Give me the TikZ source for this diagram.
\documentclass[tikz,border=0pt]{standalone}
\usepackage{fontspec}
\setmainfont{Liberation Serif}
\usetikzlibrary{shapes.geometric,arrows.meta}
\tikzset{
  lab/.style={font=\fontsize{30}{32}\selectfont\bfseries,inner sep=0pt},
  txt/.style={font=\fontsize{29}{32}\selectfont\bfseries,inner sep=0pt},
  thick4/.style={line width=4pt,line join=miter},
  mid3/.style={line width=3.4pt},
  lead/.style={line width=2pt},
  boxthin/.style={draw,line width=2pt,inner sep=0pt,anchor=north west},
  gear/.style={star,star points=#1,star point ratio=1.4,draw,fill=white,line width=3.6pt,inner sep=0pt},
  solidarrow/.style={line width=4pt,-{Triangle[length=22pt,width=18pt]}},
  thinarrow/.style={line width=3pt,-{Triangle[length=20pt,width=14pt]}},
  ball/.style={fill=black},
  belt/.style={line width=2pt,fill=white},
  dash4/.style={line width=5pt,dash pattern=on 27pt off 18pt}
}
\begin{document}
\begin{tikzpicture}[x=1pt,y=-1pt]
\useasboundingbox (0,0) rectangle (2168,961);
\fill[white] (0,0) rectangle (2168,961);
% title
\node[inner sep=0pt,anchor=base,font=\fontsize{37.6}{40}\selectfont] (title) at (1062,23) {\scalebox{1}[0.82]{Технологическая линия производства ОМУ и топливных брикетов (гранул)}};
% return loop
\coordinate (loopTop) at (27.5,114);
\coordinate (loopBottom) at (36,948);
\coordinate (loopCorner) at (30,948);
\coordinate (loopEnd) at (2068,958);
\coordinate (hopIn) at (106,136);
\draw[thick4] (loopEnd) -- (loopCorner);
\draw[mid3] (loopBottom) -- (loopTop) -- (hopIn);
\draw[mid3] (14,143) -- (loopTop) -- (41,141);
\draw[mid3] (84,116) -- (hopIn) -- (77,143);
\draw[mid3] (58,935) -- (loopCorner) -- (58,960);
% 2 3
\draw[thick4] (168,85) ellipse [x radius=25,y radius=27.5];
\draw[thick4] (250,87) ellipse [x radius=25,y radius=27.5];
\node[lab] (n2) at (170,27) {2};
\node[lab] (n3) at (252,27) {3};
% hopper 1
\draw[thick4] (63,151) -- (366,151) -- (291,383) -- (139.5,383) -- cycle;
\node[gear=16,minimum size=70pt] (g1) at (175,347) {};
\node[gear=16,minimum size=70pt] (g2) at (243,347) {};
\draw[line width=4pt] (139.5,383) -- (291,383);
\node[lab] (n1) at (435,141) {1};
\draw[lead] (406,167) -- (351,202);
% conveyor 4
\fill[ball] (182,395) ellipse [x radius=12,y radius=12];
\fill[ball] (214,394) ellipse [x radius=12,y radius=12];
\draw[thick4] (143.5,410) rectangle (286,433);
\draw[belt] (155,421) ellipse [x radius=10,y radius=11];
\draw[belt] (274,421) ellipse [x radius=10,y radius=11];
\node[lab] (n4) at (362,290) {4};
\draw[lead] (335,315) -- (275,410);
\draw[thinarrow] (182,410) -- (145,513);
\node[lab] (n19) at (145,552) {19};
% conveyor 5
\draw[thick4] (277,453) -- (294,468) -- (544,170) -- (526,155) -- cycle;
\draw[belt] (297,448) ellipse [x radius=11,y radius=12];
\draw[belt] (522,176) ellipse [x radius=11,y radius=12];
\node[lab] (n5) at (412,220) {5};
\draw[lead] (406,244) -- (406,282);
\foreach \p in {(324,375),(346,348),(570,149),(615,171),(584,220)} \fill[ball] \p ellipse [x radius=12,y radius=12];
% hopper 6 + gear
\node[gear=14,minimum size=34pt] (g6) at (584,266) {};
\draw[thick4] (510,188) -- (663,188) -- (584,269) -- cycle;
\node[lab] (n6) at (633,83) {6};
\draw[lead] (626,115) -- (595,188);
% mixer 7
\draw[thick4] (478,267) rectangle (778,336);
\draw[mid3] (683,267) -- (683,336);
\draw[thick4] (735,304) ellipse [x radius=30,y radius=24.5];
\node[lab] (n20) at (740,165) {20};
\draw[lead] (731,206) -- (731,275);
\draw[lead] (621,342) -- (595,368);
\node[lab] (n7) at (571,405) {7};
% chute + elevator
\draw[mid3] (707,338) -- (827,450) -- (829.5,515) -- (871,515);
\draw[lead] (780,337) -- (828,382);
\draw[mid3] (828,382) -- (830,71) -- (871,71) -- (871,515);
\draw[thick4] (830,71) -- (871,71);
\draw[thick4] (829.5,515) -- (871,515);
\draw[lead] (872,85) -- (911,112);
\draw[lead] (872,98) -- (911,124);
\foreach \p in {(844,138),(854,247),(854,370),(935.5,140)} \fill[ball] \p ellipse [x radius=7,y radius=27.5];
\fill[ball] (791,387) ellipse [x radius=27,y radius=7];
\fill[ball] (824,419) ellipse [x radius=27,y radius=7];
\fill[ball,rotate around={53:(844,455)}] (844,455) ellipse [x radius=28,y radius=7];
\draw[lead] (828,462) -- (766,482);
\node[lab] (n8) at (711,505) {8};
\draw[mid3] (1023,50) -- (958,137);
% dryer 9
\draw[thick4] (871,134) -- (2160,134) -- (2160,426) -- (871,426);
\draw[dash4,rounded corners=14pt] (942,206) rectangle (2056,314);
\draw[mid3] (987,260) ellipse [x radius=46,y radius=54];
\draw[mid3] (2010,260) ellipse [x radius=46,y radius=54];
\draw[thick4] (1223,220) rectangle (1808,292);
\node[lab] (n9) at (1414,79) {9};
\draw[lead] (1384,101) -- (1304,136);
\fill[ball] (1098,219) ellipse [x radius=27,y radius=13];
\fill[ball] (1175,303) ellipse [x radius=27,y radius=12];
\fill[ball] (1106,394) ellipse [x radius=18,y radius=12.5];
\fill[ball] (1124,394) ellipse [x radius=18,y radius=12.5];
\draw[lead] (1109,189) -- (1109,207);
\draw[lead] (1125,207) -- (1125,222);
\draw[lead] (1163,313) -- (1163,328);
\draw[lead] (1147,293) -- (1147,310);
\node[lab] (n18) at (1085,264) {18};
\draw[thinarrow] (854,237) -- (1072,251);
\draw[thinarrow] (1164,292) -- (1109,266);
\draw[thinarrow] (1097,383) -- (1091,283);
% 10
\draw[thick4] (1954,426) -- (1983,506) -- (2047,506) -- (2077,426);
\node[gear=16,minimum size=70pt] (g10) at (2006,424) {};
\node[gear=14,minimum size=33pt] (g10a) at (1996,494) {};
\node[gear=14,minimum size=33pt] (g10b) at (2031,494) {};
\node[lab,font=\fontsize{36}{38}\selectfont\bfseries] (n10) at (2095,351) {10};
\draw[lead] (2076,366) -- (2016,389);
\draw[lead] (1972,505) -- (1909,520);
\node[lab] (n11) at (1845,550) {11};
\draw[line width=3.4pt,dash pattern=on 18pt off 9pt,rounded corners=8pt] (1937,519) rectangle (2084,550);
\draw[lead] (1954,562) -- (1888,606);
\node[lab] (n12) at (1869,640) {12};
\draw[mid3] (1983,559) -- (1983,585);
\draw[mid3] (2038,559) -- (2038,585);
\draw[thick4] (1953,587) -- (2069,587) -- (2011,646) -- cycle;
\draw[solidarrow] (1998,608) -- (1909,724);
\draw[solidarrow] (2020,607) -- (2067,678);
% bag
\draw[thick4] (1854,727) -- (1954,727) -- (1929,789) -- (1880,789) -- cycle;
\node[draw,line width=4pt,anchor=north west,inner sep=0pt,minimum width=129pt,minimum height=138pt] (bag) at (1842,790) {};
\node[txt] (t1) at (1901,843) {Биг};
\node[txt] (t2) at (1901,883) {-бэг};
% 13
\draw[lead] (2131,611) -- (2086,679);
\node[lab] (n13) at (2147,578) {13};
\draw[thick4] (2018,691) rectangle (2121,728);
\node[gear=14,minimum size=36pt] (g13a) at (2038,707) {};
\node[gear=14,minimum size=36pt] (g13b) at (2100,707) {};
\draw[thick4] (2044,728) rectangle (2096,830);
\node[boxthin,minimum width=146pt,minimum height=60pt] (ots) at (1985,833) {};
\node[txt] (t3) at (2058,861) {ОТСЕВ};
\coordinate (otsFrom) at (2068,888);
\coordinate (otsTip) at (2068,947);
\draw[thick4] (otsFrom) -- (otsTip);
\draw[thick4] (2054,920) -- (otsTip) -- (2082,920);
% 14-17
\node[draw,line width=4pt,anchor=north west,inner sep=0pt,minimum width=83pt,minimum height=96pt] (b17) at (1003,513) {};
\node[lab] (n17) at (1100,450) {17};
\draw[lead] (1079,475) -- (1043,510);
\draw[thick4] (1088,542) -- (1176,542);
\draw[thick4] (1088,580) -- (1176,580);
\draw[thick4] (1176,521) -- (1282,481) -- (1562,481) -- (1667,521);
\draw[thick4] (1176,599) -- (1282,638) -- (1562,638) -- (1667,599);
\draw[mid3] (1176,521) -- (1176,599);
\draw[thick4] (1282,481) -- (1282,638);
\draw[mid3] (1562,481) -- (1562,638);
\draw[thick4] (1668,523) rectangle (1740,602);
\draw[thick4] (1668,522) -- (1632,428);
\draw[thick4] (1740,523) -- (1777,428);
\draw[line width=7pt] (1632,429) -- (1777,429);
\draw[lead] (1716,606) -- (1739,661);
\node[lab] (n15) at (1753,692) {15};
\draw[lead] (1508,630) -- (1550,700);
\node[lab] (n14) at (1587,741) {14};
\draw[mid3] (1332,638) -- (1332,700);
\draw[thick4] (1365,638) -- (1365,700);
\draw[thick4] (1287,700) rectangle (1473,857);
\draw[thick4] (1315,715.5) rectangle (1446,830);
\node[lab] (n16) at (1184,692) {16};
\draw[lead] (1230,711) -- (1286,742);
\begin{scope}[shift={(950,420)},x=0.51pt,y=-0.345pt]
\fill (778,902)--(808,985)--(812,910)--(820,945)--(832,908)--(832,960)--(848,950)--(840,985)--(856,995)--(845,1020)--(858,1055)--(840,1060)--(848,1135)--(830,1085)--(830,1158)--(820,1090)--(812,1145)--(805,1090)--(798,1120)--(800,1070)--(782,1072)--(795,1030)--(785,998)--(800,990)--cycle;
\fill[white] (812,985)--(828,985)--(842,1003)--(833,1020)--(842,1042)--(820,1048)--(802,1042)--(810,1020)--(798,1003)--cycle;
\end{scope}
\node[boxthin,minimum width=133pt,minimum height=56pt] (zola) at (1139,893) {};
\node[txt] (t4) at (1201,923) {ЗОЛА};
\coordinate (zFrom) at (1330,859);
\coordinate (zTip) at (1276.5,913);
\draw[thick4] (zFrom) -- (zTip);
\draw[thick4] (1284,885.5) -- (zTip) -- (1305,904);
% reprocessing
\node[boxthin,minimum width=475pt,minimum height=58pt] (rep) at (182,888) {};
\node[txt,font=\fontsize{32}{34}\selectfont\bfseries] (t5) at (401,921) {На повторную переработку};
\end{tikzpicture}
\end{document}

==

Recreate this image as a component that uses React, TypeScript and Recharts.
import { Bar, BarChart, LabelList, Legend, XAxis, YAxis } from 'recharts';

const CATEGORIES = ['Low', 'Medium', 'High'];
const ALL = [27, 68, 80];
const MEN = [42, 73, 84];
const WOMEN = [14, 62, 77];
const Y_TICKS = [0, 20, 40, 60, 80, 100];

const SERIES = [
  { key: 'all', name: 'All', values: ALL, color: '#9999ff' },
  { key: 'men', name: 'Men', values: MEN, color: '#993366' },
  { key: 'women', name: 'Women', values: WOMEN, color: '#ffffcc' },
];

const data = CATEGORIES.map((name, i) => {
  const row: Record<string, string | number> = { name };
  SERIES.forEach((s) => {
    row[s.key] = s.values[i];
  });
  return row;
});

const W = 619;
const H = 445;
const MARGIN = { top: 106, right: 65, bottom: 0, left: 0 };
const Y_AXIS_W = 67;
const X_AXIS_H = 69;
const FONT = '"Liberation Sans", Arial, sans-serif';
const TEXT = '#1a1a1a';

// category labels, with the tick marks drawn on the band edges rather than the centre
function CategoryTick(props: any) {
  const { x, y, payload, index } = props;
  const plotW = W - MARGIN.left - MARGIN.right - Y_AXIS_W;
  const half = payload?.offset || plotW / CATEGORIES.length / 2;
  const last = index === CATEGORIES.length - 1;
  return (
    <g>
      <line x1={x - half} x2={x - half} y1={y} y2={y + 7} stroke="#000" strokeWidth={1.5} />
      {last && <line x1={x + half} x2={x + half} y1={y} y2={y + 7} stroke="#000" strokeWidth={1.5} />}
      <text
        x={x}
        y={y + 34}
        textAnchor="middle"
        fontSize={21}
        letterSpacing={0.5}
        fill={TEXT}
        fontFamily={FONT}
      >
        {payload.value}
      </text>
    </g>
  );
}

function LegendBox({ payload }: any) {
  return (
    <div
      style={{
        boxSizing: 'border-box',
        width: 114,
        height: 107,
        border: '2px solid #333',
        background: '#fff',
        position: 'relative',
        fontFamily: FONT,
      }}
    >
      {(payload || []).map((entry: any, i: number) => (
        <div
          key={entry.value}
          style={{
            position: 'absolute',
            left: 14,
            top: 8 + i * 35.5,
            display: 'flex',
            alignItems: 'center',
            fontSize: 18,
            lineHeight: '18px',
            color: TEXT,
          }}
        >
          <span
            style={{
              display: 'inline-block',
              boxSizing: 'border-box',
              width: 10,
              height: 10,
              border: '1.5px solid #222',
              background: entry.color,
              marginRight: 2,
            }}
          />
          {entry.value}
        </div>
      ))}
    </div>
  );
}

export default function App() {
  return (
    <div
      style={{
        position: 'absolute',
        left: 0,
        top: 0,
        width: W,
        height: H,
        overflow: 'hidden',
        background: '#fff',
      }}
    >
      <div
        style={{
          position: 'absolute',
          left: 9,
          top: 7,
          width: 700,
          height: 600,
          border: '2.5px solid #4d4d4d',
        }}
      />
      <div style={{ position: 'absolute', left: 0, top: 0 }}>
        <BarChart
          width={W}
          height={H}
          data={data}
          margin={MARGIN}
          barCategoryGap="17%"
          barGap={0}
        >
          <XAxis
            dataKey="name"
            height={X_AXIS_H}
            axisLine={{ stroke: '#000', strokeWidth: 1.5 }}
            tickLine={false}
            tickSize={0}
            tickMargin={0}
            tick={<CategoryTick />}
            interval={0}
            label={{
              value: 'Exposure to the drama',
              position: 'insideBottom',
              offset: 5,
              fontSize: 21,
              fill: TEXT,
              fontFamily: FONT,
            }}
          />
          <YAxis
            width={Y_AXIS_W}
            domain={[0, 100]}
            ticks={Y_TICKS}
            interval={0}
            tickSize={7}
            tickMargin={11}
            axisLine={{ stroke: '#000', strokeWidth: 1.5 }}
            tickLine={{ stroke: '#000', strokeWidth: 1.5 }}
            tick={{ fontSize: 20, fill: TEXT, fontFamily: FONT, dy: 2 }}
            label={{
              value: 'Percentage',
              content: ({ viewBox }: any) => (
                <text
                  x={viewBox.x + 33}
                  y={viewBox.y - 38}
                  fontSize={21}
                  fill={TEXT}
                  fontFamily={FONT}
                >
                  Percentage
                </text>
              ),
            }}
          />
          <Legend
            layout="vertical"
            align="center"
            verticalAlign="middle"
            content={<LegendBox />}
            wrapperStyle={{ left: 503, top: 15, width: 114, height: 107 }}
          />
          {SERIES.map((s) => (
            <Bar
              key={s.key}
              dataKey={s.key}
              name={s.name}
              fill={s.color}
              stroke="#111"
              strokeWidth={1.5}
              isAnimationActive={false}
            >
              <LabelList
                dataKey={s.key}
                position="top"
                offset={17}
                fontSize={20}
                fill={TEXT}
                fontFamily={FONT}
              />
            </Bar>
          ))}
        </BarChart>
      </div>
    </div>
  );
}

◆ **Requirements**:
Copy every line of the listing where the word "this" appears.

◆ **Finished task**:
Give me the TikZ source for this diagram.
Recreate this image as a component that uses React, TypeScript and Recharts.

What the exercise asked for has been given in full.